The Court held that delivery of the bill of lading to the defendant shipowner was required because the seller had a duty to take delivery of the cargo or, alternatively, to mitigate the loss and expense of a failure to do so – otherwise storage costs would carry on increasing.
- The “Bao Yue” demonstrates that buyers and sellers involved in a dispute under a sale contract risk becoming liable for charges exceeding the value of the cargo if they do not take action to resolve and mitigate the consequences of such dispute. While withholding the bill of lading can often provide good security for a claim against a buyer, the seller must always consider the wider impact of this and other charges which may be accruing as a result of neither party taking action to move the cargo on.
- A dispute under a sale contract can therefore have a considerable impact on the rights and obligations of parties in relation to other contracts involved in the chain, in this case the contract of carriage.
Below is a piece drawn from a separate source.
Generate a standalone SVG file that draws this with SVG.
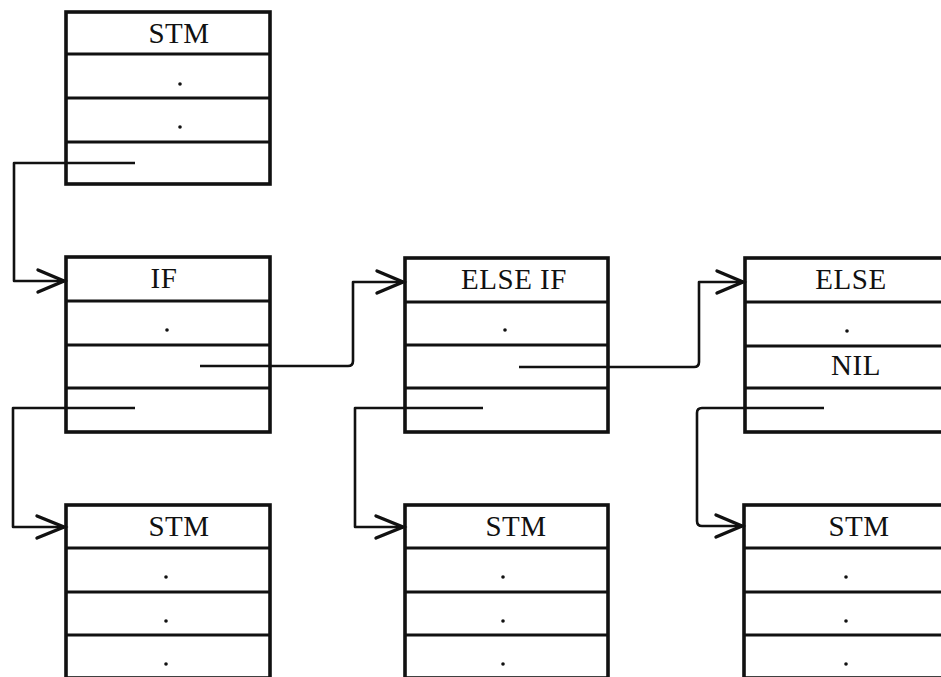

Parties should always be alive to the possibility of serious financial consequences under the other contracts involved. Though in this case it was the seller who was ultimately responsible, (because it refused to release the bill of lading to the buyer) it may just as easily be the buyer who becomes liable, where, for instance, presentation of documents to a bank has been made but the buyer refuses to take delivery of them.
- What this case does not address is whether the buyer was entitled to refuse to make the further payments due under the sale contract and, therefore, whether it or the seller was in breach of the sale contract. A decision on that point may determine who is ultimately responsible for the storage charges, as between buyer and seller.
- Buyers and sellers locked in disputes which leave cargo stranded in storage or on a vessel should consider interim and without prejudice action in order to minimise losses or, if this cannot be agreed, court remedies (such as an order for sale) to prevent a stalemate as seen in this case.
- Conversion occurs when a person deliberately deal with goods in a way which is inconsistent with another person’s right to those goods and which deprives that other person of the use and possession of those goods. The courts may retain discretion as to what would constitute sufficient deprivation.